At the time she was asked to be the featured soloist for the concerto, Cryar says she had heard the piece on the radio once, but had never played it herself. She had to take some time to decide if she could learn the piece in addition to a full load of classes, but in the end, she couldn’t resist.

“I decided I would do whatever it took to learn it,” she says. “The first time I heard the piece I was absolutely in love with it.“

The Schumann piano concerto will be Cryar’s second solo performance with an ensemble in her two years at Temple College. In spring 2019, she was the featured soloist for Richard Addinsell’s “Warsaw Concerto,” which was performed by the Symphonic Band. This piece was composed as incidental music for the 1941 British World War II film “Dangerous Moonlight” about a concert pianist from Poland who is caught up in the destruction of his homeland.

The piano solo in that piece, however, was only 10 minutes long. The Schumann concerto is much tougher.

“It is twice as long and twice as hard,” Cryar says.

Cryar’s exposure to classical music started at an early age.

“My mother is a big fan of classical music,” she says. “I think this was instrumental in my having such a love for it.”

Cryar remembers attending the first performance of the Temple Symphony Orchestra when she was five years old.

“My sisters fell asleep, but I was sitting on the edge of my seat,” she said. “It was so exciting to me to hear the orchestra play.”

Cryar has been playing piano since she was six years old. Before she started taking “real” piano lessons, she had a toy piano that she used to play for hours. She wrote her first composition when she was five years old.

An aunt who played Cryar’s first composition suggested to her parents that she should take formal piano lessons. Cryar began taking lessons from a church pianist, and then took lessons for two years from a music professor at the University of Mary Hardin-Baylor.

When she was 15, Cryar went to study at the world-famous Interlochen Center for the Arts in Michigan. After that, she was playing at such an advanced level that she could not find a local teacher who would take her on.

“I had to drive to Houston to take lessons,” she says.

By the time she was in her senior year of high school, Cryar was spending almost every weekend playing in weddings, musical theatre or as a rehearsal pianist for singers.

The long hours of practicing and performing took a toll, however. When she graduated from high school, Cryar says she was burned out on piano. She decided to go to New York City to study acting instead. She spent seven years in New York acting, painting and running a catering company to meet ends meet. Occasionally, she would get a small piano job, which eventually made her reconsider what she was doing.

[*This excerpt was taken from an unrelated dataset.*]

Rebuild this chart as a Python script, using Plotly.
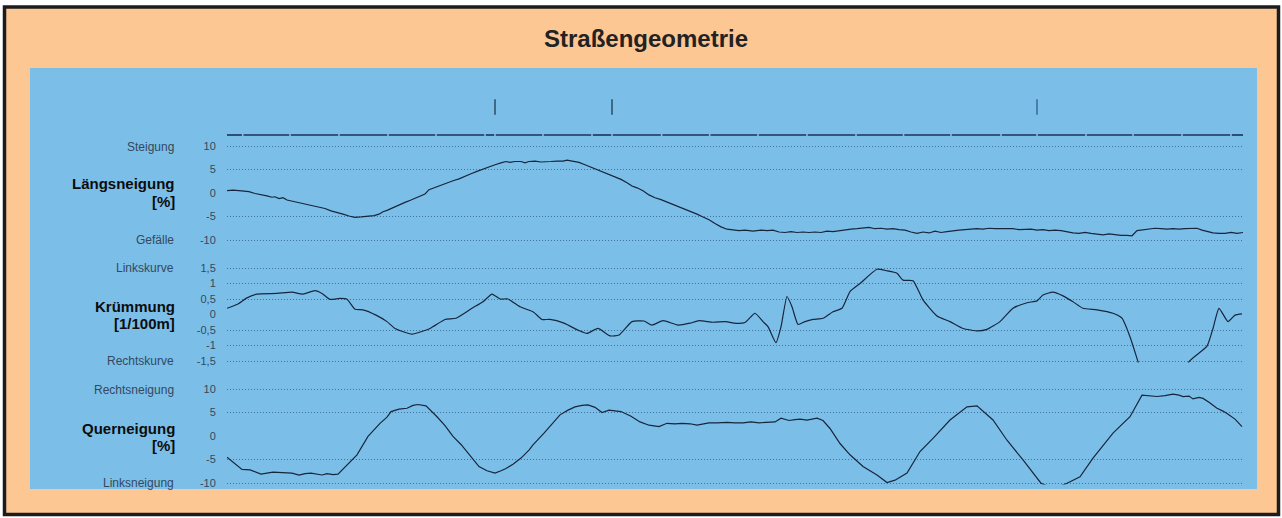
import plotly.graph_objects as go

# ---------------- data ----------------
# station along the road (arbitrary units, 0..1016)
laengs_x = [0, 6, 12, 18, 22, 28, 34, 40, 45, 48, 52, 56, 60, 66, 73, 80, 86, 92, 98, 104, 110,
            116, 122, 128, 134, 140, 144, 147, 152, 156, 160, 166, 172, 178, 184, 190, 194, 198,
            202, 208, 214, 220, 226, 232, 238, 244, 250, 256, 262, 268, 274, 279, 283, 288, 294,
            298, 302, 308, 314, 318, 324, 330, 336, 340, 346, 352, 358, 364, 370, 376, 382, 388,
            394, 400, 405, 410, 416, 422, 428, 434, 440, 446, 452, 458, 464, 470, 476, 482, 488,
            494, 500, 506, 512, 518, 526, 534, 540, 546, 552, 558, 564, 570, 576, 582, 588, 594,
            600, 606, 612, 618, 624, 630, 636, 642, 648, 654, 660, 666, 672, 678, 684, 690, 696,
            702, 708, 714, 720, 726, 732, 738, 744, 750, 756, 762, 768, 774, 780, 786, 792, 798,
            804, 810, 816, 822, 828, 834, 840, 846, 852, 858, 864, 870, 876, 882, 888, 894, 900,
            905, 910, 916, 922, 928, 934, 940, 946, 952, 958, 964, 970, 975, 980, 986, 992, 998,
            1004, 1010, 1016]
laengs_y = [0.5, 0.6, 0.5, 0.4, 0.3, -0.1, -0.3, -0.6, -0.9, -0.8, -1.2, -1.0, -1.5, -1.8, -2.1,
            -2.4, -2.7, -3.0, -3.3, -3.8, -4.1, -4.5, -4.9, -5.2, -5.1, -5.0, -5.0, -4.8, -4.5,
            -4.0, -3.7, -3.1, -2.5, -2.0, -1.5, -0.9, -0.6, -0.2, 0.7, 1.2, 1.6, 2.1, 2.6, 3.0,
            3.6, 4.1, 4.6, 5.1, 5.5, 6.0, 6.4, 6.7, 6.5, 6.7, 6.7, 6.4, 6.7, 6.8, 6.6, 6.7, 6.7,
            6.8, 6.8, 7.0, 6.7, 6.5, 6.0, 5.5, 5.0, 4.4, 4.0, 3.4, 2.9, 2.2, 1.5, 1.1, 0.5, -0.4,
            -1.0, -1.4, -1.9, -2.5, -3.0, -3.5, -4.0, -4.5, -5.1, -5.7, -6.5, -7.2, -7.7, -7.9,
            -8.0, -7.9, -8.1, -7.9, -8.0, -7.9, -8.3, -8.4, -8.2, -8.4, -8.3, -8.4, -8.3, -8.4,
            -8.1, -8.2, -8.0, -7.9, -7.7, -7.6, -7.5, -7.3, -7.6, -7.5, -7.7, -7.6, -7.8, -7.9,
            -8.3, -8.6, -8.3, -8.5, -8.1, -8.4, -8.2, -8.0, -7.9, -7.8, -7.7, -7.6, -7.7, -7.5,
            -7.6, -7.6, -7.7, -7.6, -7.8, -7.7, -7.7, -7.9, -7.8, -8.0, -7.9, -8.0, -8.3, -8.5,
            -8.6, -8.4, -8.6, -8.8, -8.9, -8.7, -8.9, -9.0, -9.0, -9.1, -8.0, -7.8, -7.6, -7.5,
            -7.6, -7.7, -7.6, -7.7, -7.6, -7.5, -7.5, -7.9, -8.2, -8.5, -8.6, -8.6, -8.4, -8.6,
            -8.4]

kruemm_x = [0, 11, 19, 30, 50, 65, 76, 88, 95, 103, 113, 120, 128, 136, 149, 160, 168, 185, 203,
            218, 229, 245, 256, 265, 273, 281, 293, 306, 315, 323, 337, 352, 360, 371, 383, 392,
            405, 417, 425, 436, 451, 463, 472, 486, 499, 507, 518, 528, 536, 541, 549, 554, 560,
            565, 571, 578, 586, 596, 606, 615, 623, 633, 650, 660, 670, 676, 686, 696, 710, 723,
            736, 751, 760, 773, 786, 800, 810, 816, 826, 836, 846, 856, 870, 886, 895, 903, 911,
            920, 940, 955, 962, 980, 986, 992, 1001, 1008, 1015]
kruemm_y = [0.2, 0.34, 0.52, 0.66, 0.68, 0.72, 0.66, 0.77, 0.68, 0.49, 0.52, 0.49, 0.17, 0.15,
            -0.02, -0.23, -0.45, -0.63, -0.45, -0.16, -0.12, 0.2, 0.41, 0.66, 0.5, 0.5, 0.25,
            0.09, -0.16, -0.16, -0.28, -0.52, -0.61, -0.45, -0.69, -0.66, -0.23, -0.21, -0.34,
            -0.2, -0.34, -0.28, -0.2, -0.25, -0.23, -0.28, -0.26, 0.04, -0.23, -0.39, -0.91,
            -0.4, 0.58, 0.25, -0.32, -0.23, -0.16, -0.12, 0.09, 0.2, 0.74, 1.0, 1.46, 1.41, 1.33,
            1.11, 1.09, 0.47, -0.05, -0.23, -0.45, -0.53, -0.48, -0.23, 0.2, 0.38, 0.44, 0.63,
            0.72, 0.6, 0.41, 0.2, 0.15, 0.04, -0.12, -0.72, -1.52, -2.4, -2.6, -2.2, -1.52, -1.02,
            -0.45, 0.2, -0.23, -0.02, 0.02]

quer_x = [0, 7, 15, 23, 34, 46, 57, 65, 72, 78, 84, 90, 95, 100, 106, 111, 120, 130, 141, 153,
          160, 164, 172, 180, 186, 191, 199, 210, 218, 226, 234, 241, 252, 260, 268, 274, 279,
          286, 294, 302, 306, 317, 325, 333, 341, 348, 355, 361, 368, 375, 382, 388, 394, 404,
          413, 422, 432, 440, 448, 455, 463, 470, 476, 482, 490, 500, 508, 516, 524, 532, 539,
          548, 554, 562, 568, 573, 580, 590, 596, 603, 613, 623, 636, 650, 660, 668, 680, 693,
          706, 723, 740, 750, 766, 780, 796, 814, 827, 840, 853, 866, 886, 903, 915, 922, 930,
          938, 946, 952, 956, 962, 966, 972, 976, 982, 990, 996, 1000, 1008, 1015]
quer_y = [-4.5, -5.8, -7.1, -7.2, -8.1, -7.7, -7.8, -7.9, -8.3, -8.0, -7.9, -8.2, -8.3, -8.0,
          -8.2, -8.1, -6.2, -4.0, -0.1, 2.7, 4.0, 5.2, 5.7, 5.9, 6.5, 6.7, 6.4, 4.1, 2.2, -0.1,
          -1.8, -3.7, -6.5, -7.4, -7.9, -7.4, -6.9, -6.0, -4.7, -3.0, -1.9, 0.6, 2.5, 4.5, 5.5,
          6.2, 6.5, 6.6, 6.1, 5.0, 5.5, 5.4, 5.2, 4.2, 3.0, 2.3, 2.0, 2.7, 2.6, 2.7, 2.6, 2.3,
          2.6, 2.8, 2.8, 2.9, 2.8, 2.8, 3.0, 2.8, 2.9, 3.0, 3.8, 3.3, 3.5, 3.6, 3.4, 3.8, 3.3,
          1.6, -1.6, -4.0, -6.5, -8.3, -9.9, -9.4, -7.9, -3.3, -0.5, 3.4, 6.2, 6.4, 3.4, -0.9,
          -5.1, -10.05, -11.2, -10.05, -8.7, -4.7, 0.6, 4.1, 8.7, 8.6, 8.4, 8.6, 8.9, 8.7, 8.4,
          8.5, 7.9, 8.2, 8.0, 7.2, 5.9, 5.3, 4.8, 3.6, 2.0]

# station line (segments separated at these stations) and event markers
station_breaks = [15.7, 63, 112, 161, 209, 258, 268, 316, 365, 385, 434.6, 482.7, 531, 580,
                  629, 676.5, 724, 774, 810, 859, 906, 955, 1004]
event_stations = [268, 385, 810]
x_end = 1016

laengs_ticks = [10, 5, -5, -10]
laengs_ticktext = ["10", "5", "-5", "-10"]
kruemm_ticks = [1.5, 1, 0.5, -0.5, -1, -1.5]
kruemm_ticktext = ["1,5", "1", "0,5", "-0,5", "-1", "-1,5"]
quer_ticks = [10, 5, -5, -10]
quer_ticktext = ["10", "5", "-5", "-10"]

title_text = "Straßengeometrie"
side_labels = [("Steigung", 147), ("Gefälle", 240), ("Linkskurve", 268), ("Rechtskurve", 361),
               ("Rechtsneigung", 390), ("Linksneigung", 483)]
bold_labels = [("Längsneigung", 184), ("[%]", 201), ("Krümmung", 306), ("[1/100m]", 323),
               ("Querneigung", 428), ("[%]", 446)]

# ---------------- layout helpers ----------------
W, H = 1282, 518
def px(x):
    return x / W
def py(y):
    return 1 - y / H

FONT = "Liberation Sans, Arial, sans-serif"
LINE = "#17263d"
GRID = "#41719f"
TXT = "#34485e"
PEACH = "#FDC794"
BLUE = "#7BBFE8"

# build station line with small breaks
sx, sy = [], []
prev = 0
for b in station_breaks:
    sx += [prev, b - 0.8, None]
    sy += [0, 0, None]
    prev = b + 0.8
sx += [prev, x_end]
sy += [0, 0]

fig = go.Figure()
fig.add_trace(go.Scatter(x=sx, y=sy, xaxis="x", yaxis="y4", mode="lines",
                         line=dict(color="#1a3556", width=1.6), hoverinfo="skip"))
fig.add_trace(go.Scatter(x=event_stations, y=[5.6] * len(event_stations), xaxis="x", yaxis="y4",
                         mode="markers",
                         marker=dict(symbol="line-ns", size=11,
                                     line=dict(color=["#2b4a66", "#2b4a66", "#3469a0"], width=1.5)),
                         hoverinfo="skip"))
fig.add_trace(go.Scatter(x=laengs_x, y=laengs_y, xaxis="x", yaxis="y", mode="lines",
                         line=dict(color=LINE, width=1.2)))
fig.add_trace(go.Scatter(x=kruemm_x, y=kruemm_y, xaxis="x", yaxis="y2", mode="lines",
                         line=dict(color=LINE, width=1.2, shape="spline", smoothing=0.5)))
fig.add_trace(go.Scatter(x=quer_x, y=quer_y, xaxis="x", yaxis="y3", mode="lines",
                         line=dict(color=LINE, width=1.2)))
# dummy traces so the zero-label overlay axes exist
for ax in ["y5", "y6", "y7"]:
    fig.add_trace(go.Scatter(x=[None], y=[None], xaxis="x", yaxis=ax, mode="lines",
                             hoverinfo="skip"))

tickfont = dict(family=FONT, size=11, color=TXT)
def yax(domain, rng, tv, tt, grid=True, overlay=None):
    d = dict(range=rng, tickmode="array", tickvals=tv, ticktext=tt, showgrid=grid,
             gridcolor=GRID, griddash="1px,2px", gridwidth=1, zeroline=False, showline=False,
             ticks="outside", ticklen=8, tickcolor="rgba(0,0,0,0)", tickfont=tickfont,
             anchor="x", fixedrange=True, automargin=False)
    if overlay:
        d["overlaying"] = overlay
    else:
        d["domain"] = domain
    return d

# ranges slightly wider than the outer gridlines so those gridlines are drawn
r1 = [-10.3, 10.3]
r2 = [-1.55, 1.55]
r3 = [-10.3, 10.3]
dom1 = [py(240 + 0.3 * 4.7), py(146 - 0.3 * 4.7)]
dom2 = [py(361 + 0.05 * 31), py(268 - 0.05 * 31)]
dom3 = [py(483 + 0.3 * 4.7), py(389 - 0.3 * 4.7)]

fig.update_layout(
    template="none",
    width=W, height=H, autosize=False, margin=dict(l=0, r=0, t=0, b=0, pad=0),
    paper_bgcolor="white", plot_bgcolor="rgba(0,0,0,0)", showlegend=False,
    font=dict(family=FONT),
    xaxis=dict(domain=[px(227), px(1243)], range=[0, x_end], visible=False, fixedrange=True,
               automargin=False),
    yaxis=yax(dom1, r1, laengs_ticks, laengs_ticktext),
    yaxis2=yax(dom2, r2, kruemm_ticks, kruemm_ticktext),
    yaxis3=yax(dom3, r3, quer_ticks, quer_ticktext),
    yaxis4=dict(domain=[py(140), py(95)], range=[-1, 8], visible=False, anchor="x",
                fixedrange=True, automargin=False),
    yaxis5=yax(None, r1, [0], ["0"], grid=False, overlay="y"),
    yaxis6=yax(None, r2, [0], ["0"], grid=False, overlay="y2"),
    yaxis7=yax(None, r3, [0], ["0"], grid=False, overlay="y3"),
)

shapes = [
    dict(type="rect", xref="paper", yref="paper", x0=px(4.5), x1=px(1278.5), y0=py(514.5), y1=py(7),
         fillcolor=PEACH, line=dict(color="#1c1c1c", width=3.5), layer="below"),
    dict(type="rect", xref="paper", yref="paper", x0=px(30), x1=px(1257), y0=py(489), y1=py(68),
         fillcolor=BLUE, line=dict(width=0), layer="below"),
]
fig.update_layout(shapes=shapes)

ann = [dict(text="<b>%s</b>" % title_text, x=px(646), y=py(39), xref="paper", yref="paper",
            showarrow=False, xanchor="center", yanchor="middle",
            font=dict(family=FONT, size=24, color="#222222"))]
for t, y in side_labels:
    ann.append(dict(text=t, x=px(176), y=py(y), xref="paper", yref="paper", showarrow=False,
                    xanchor="right", yanchor="middle", font=dict(family=FONT, size=12, color=TXT)))
for t, y in bold_labels:
    ann.append(dict(text="<b>%s</b>" % t, x=px(176.5), y=py(y), xref="paper", yref="paper",
                    showarrow=False, xanchor="right", yanchor="middle",
                    font=dict(family=FONT, size=15, color="#0d0d0d")))
fig.update_layout(annotations=ann)

fig.write_html("out.html", config={"displayModeBar": False, "staticPlot": True},
               post_script="document.body.style.margin='0';document.body.style.overflow='hidden';")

“It has taken me nearly that long to discover that there is nothing else I want to do in life,” she says.

Cryar decided that if she was going to have a career in music, she needed to get a degree first.

“You can’t support yourself off the skill, you need to have the educational backing along with it,” she says.

Cryar moved back to Texas to be closer to her family in Salado and decided to attend Temple College.

“It has been fantastic coming here and deciding to pursue music,” she says. “I feel like I am doing what I was supposed to do all along.”

Cryar says she will probably earn her bachelor’s degree in music through the program Temple College offers in partnership with Texas A&M University – Central Texas, then go somewhere else for her master’s degree. Her goal is to teach at the collegiate level and maintain a private piano studio.

Faculty members at Temple College are confident Cryar has what it takes to pursue a career in music.

“Nan is a really talented musician,” says orchestra director Dr. Alexander Corbett. “She is one of the most driven people I have ever met.”